でも、お願いですから、私と夫の立場に立って下さい。皆さんの大切な夫や妻や子どもが、改ざんを強制されて自殺に追い込まれたことを想像して下さい。
きっと、私と夫の立場に立てば、「そんなこと答える必要はない」という回答が、どれだけ遺族の心を傷つけるか想像できると思います。
私は真実が知りたいだけです。(赤木さん側が国に答えるよう求めた)求釈明申立書の内容にちゃんと回答して下さい。夫が作成したファイルやメモを開示し、夫が自殺に追い込まれた具体的な経緯を教えて下さい。宜しくお願い致します。
◆ ◆ ◆
3人だけ、すっと目線を赤木さんの方向に上げた
その間、1~2分ほどの間だっただろうか。私は赤木さんの意見を聴きながら、法廷の傍聴席でじっと見つめていた。赤木さんではない。向かい側の被告席の国の代理人たちを。彼らがどんな表情、しぐさで、赤木さんのこの声を聴くのかを見届けるために。
10人以上いる代理人たちは、手元の書面を見つめていた。そこに、赤木さんが読み上げる意見の全文が文書であるからだ。だが、赤木さんが「お願いですから、私と夫の立場に立って下さい」と読み上げた時、その中の3人だけ、すっと目線を赤木さんの方向に上げた。
「皆さんの大切な夫や妻や子どもが自殺に追い込まれたことを想像して下さい」「どれだけ遺族の心を傷つけるか想像できると思います」と続く言葉に、目を宙に泳がせたり、逆にじっと一点を注視しながら何か物思いに耽る様子を見せる人もいた。どんな立場の人にも感情が、心がある。赤木さんの魂の叫びを受けて、思うところがあったのだろう。
「国の人たちが返事してくれました」
裁判が終わり、法廷を退出する時、赤木さんは被告席の横を通って外に出る。その瞬間、赤木さんは国の代理人の人たちに声をかけた。
「これからよろしくお願いします」
……すると、鉄面皮のような国の代理人の間から数人が、とまどった様子ながらも「よろしくお願いします」とお辞儀しながら言葉を返してきた。赤木さんはうれしそうに私に伝えてくれた。

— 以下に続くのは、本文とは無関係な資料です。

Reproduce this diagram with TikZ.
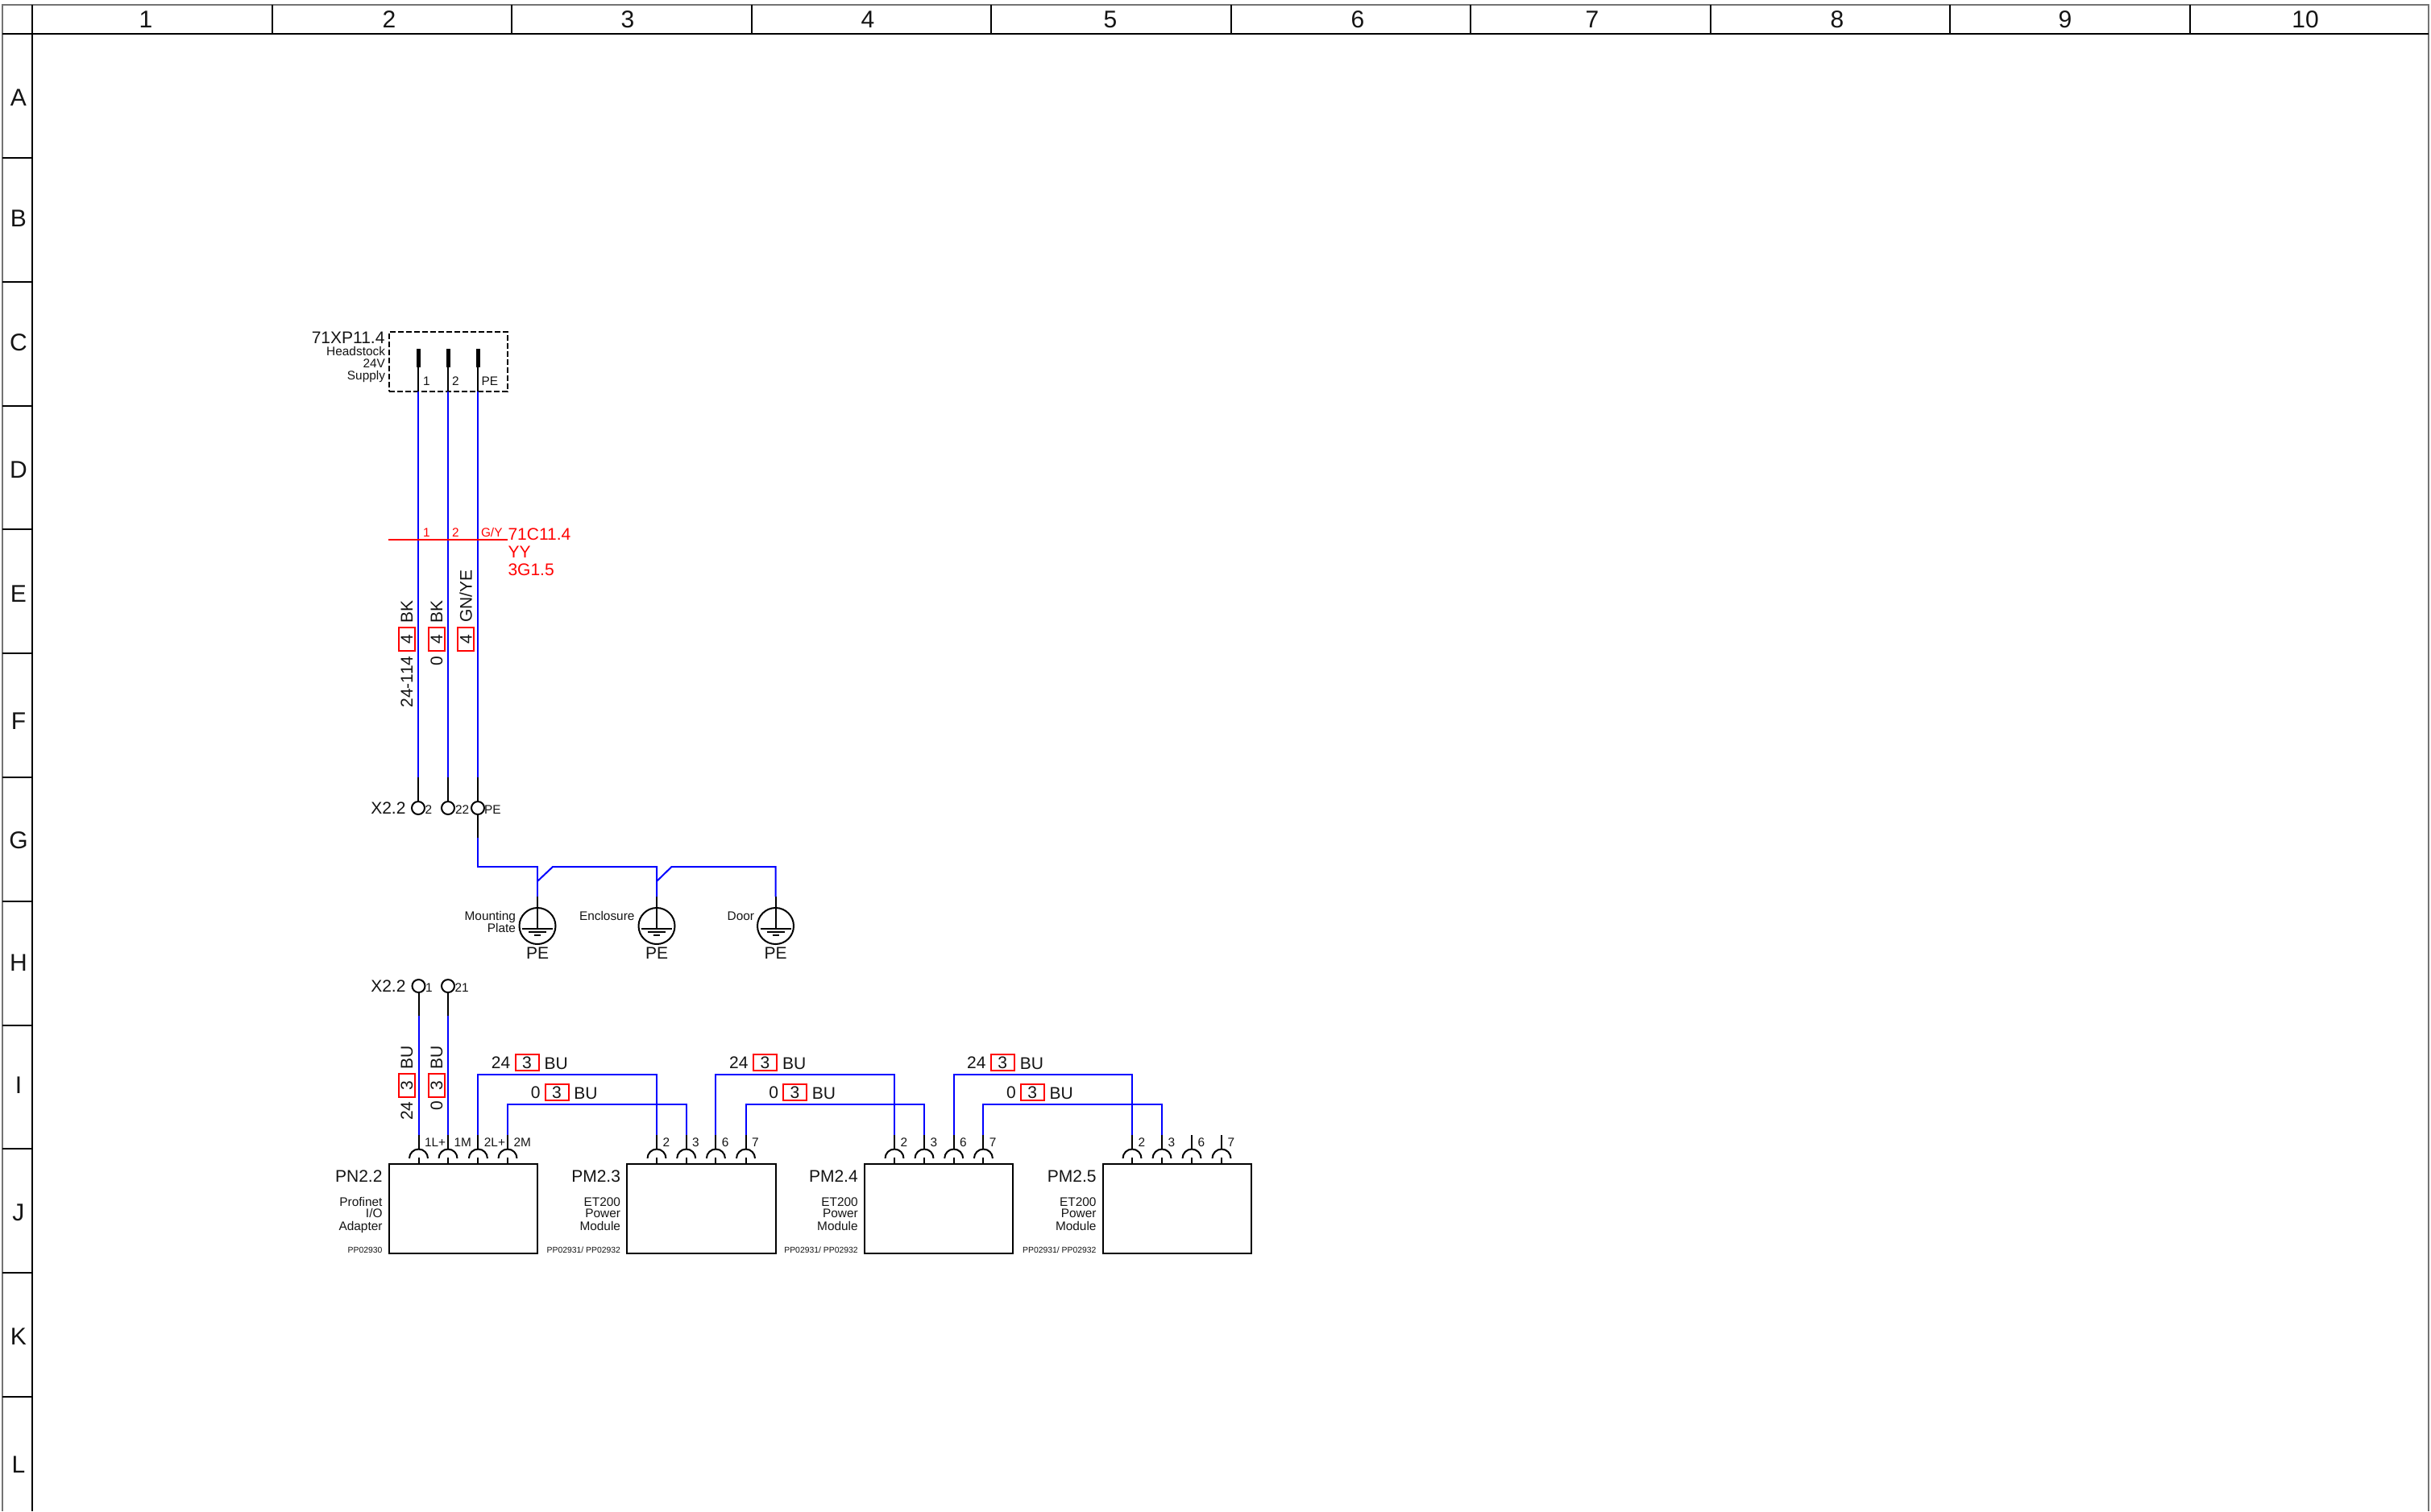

「相澤さん、国の人たちが返事してくれました。気持ちが通じたんです。意見陳述してよかった」
この裁判はまだまだ長く続くが、赤木さんは確かな手応えを感じたようだ。こんな風に。
夫の母の写真と、急きょ決まった意見陳述。私はツイている。きっと裁判もうまくいくに違いない。そう考えることにしよう。